Perhaps Baucus is vulnerable to such personal attacks, because ideologically he cannot be pigeonholed. While Republicans suggest that he’s a liberal, some Democrats complain that he is so conservative that he might as well be a Republican. He voted for a ban on assault weapons in 1994, but more recently voted against restrictions on gun show sales, and the National Rifle Association now supports him. He opposed John Ashcroft’s nomination and consistently votes for abortion rights, but he also was one of the first Democrats to cross President Bill Clinton, successfully nixing Clinton’s proposal to increase fees for mining and grazing on federal lands. Then, of course, he was the go-to Democrat on the 2001 tax cut after supporting a tax increase in 1993. 

Critics complain that Baucus is pandering to voters, but that’s a criticism that the political extremes often make of centrists. And Baucus follows some deeply held principles for which he will take risks. Being a “free trader” is one for which he has literally put his body on the line. 

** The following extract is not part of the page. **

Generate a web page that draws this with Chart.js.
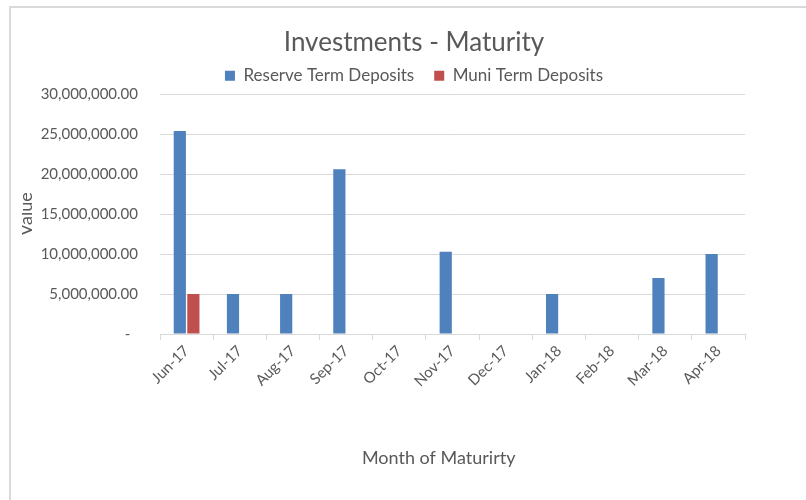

At the World Trade Organization’s gathering in Seattle in December 1999, Baucus had a meeting scheduled with members of the Chinese trade delegation, who were staying at a hotel across town. (Baucus has been a leading advocate for legislation to normalize trade relations with China.) The rioting had just started in the streets, and Jim Gransbery, a Billings Gazette reporter who was accompanying Baucus, recalls that a top officer from the capitol police force refused to provide the scheduled ride, saying it was too dangerous. “Max just said, ‘I guess we’ll have to walk,'” Gransbery remembers. When Baucus arrived at the other hotel, the Chinese delegates at first refused to come down to get him, saying that it was impossible that he could be there. Baucus met with them for an hour, laying out concessions they would have to make to get the law through Congress. By the time Baucus left, it had grown dark. Anarchists were roaming the streets, breaking windows and lighting fires. Baucus, dressed in a suit and tie, led his group back. He even stopped to observe a clash between police and protestors. Gransbery recalls telling him, “Max, we’re not really dressed for this.” 

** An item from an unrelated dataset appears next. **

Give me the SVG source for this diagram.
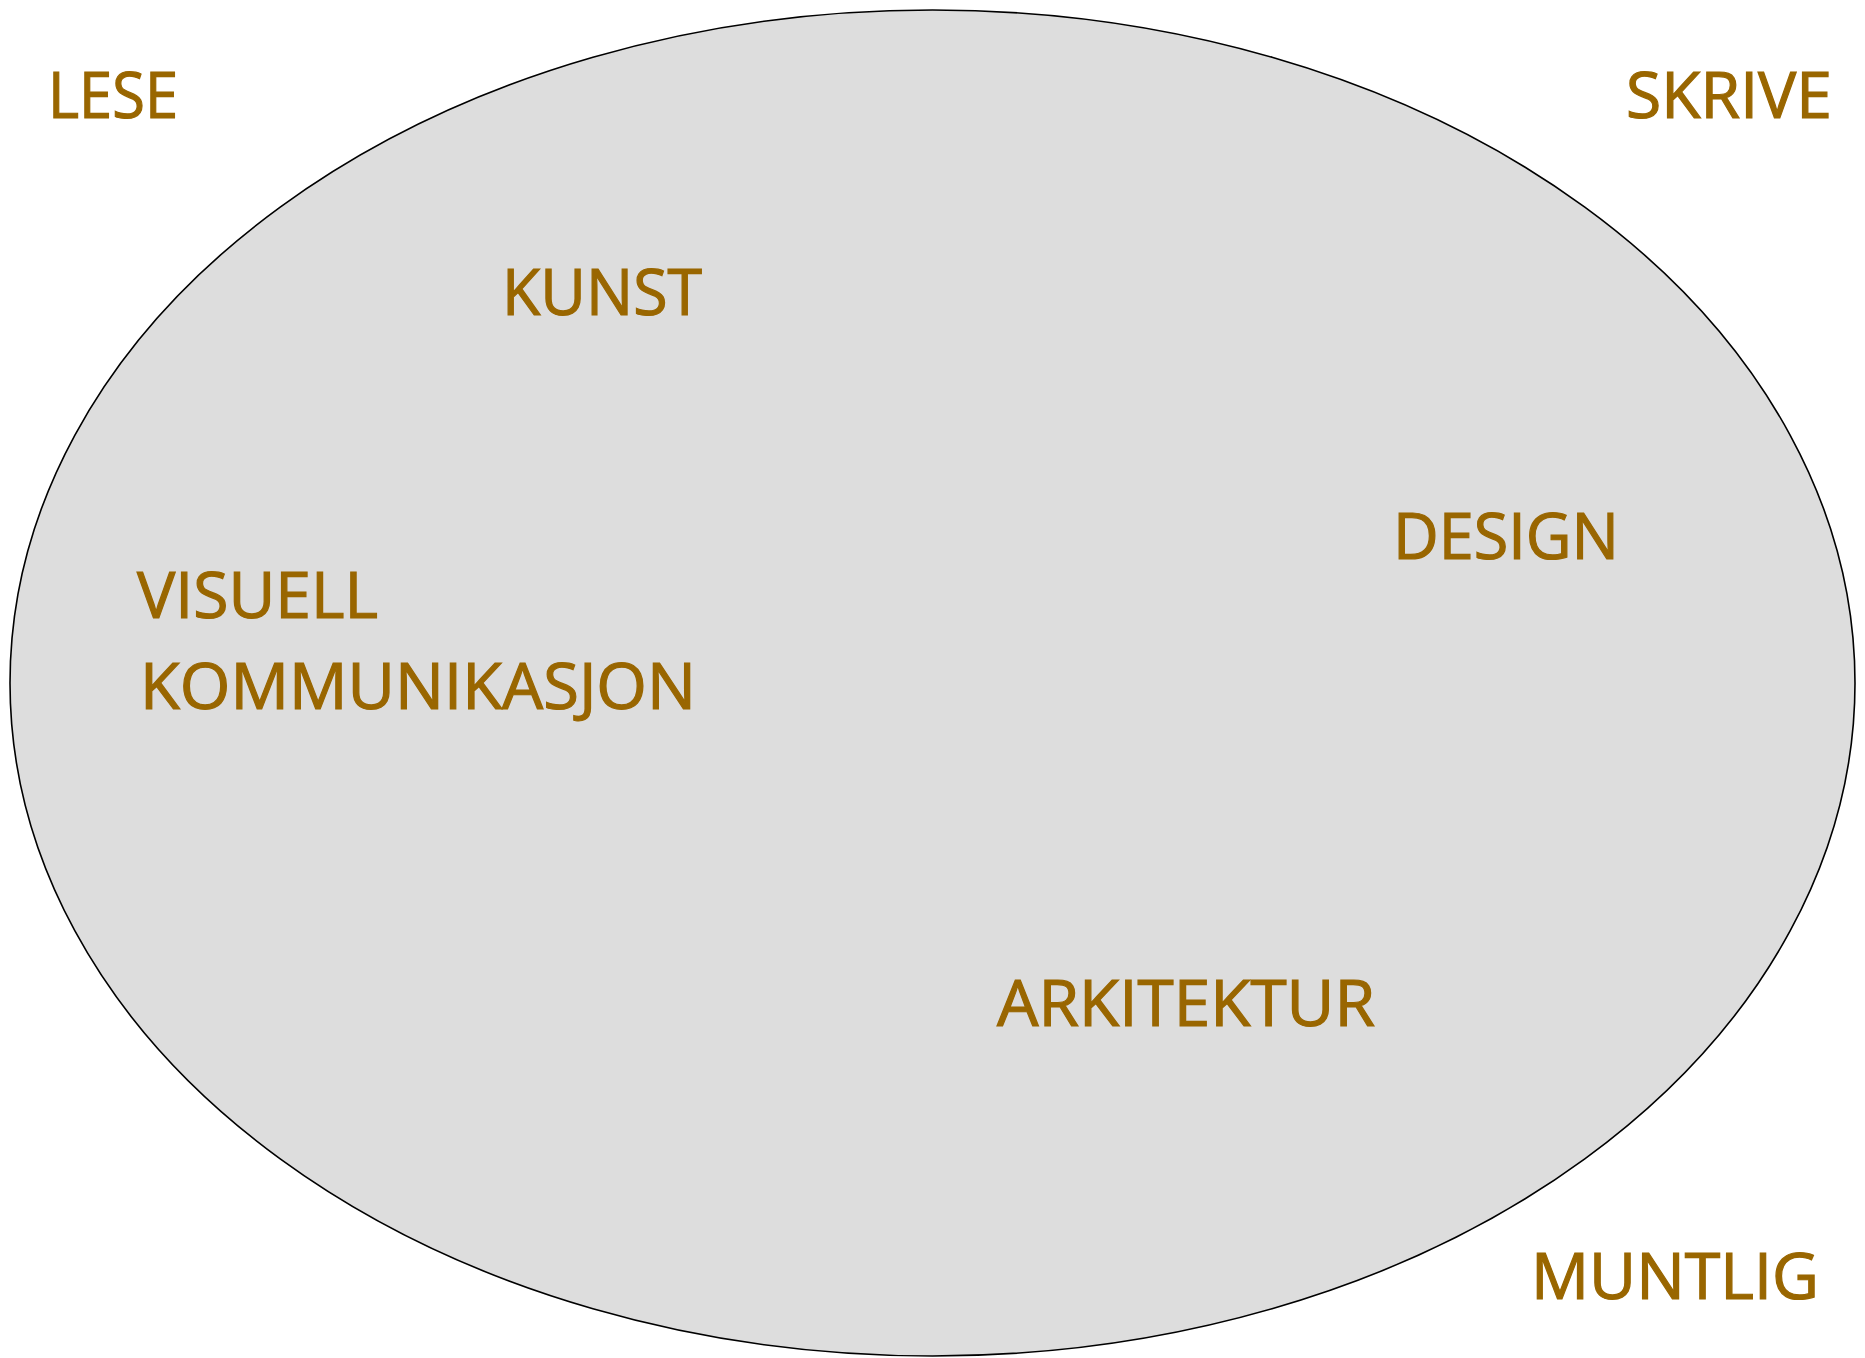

Baucus’s support of trade with China, Fast Track, and other free trade issues is not a clear political winner at home. Many Montanans are angry about NAFTA, because it has meant that Canadian and Mexican exports are undermining the market for some Montana products. While Baucus does not waver from his belief that increased trade will ultimately benefit Montana and the nation at large, he also understands that it can be abused-and that both rightly and wrongly it can cost some people their livelihoods. 

So over the last two years, Baucus insisted that any bill that granted the president fast-track authority also had to include trade adjustment aid for those impacted by the lowered barriers that might result from new deals. Senator Phil Gramm of Texas called health insurance subsidies for displaced workers a “step toward socialism,” but Baucus forced it through. After the legislation passed, even an AFL-CIO policy analyst, Elizabeth Drake, conceded in an interview with the Christian Science Monitor that the new benefit package, while not enough by her standards, “does set a precedent.” 

Once again, Baucus was trying to find middle ground. He’s the increasingly rare lawmaker who believes in compromise and doesn’t follow party lines. He wants to be at the table when the deals are cut. “I’m a Democrat, and I’m proud of it,” he says. “But I don’t care about labels. I call them as I see them.” He’s counting on his iconoclastic take on policies, one that veers from right to left and back again, to sustain his support with independent-minded voters. And in fact, there’s one label that he doesn’t shy from: He’s a Montanan. 

During Baucus’s tour at the end of March, the state was already dotted with blue and green campaign signs that say simply, “Max: Montana’s Senator.” And he wound up most of his talks with the same reminder he used at the end of the welfare hearing. He told the crowd his office telephone number and then repeated it. “I have a policy,” he says. “I take all calls from Montanans unscreened. Just tell them that you want to talk to Max.”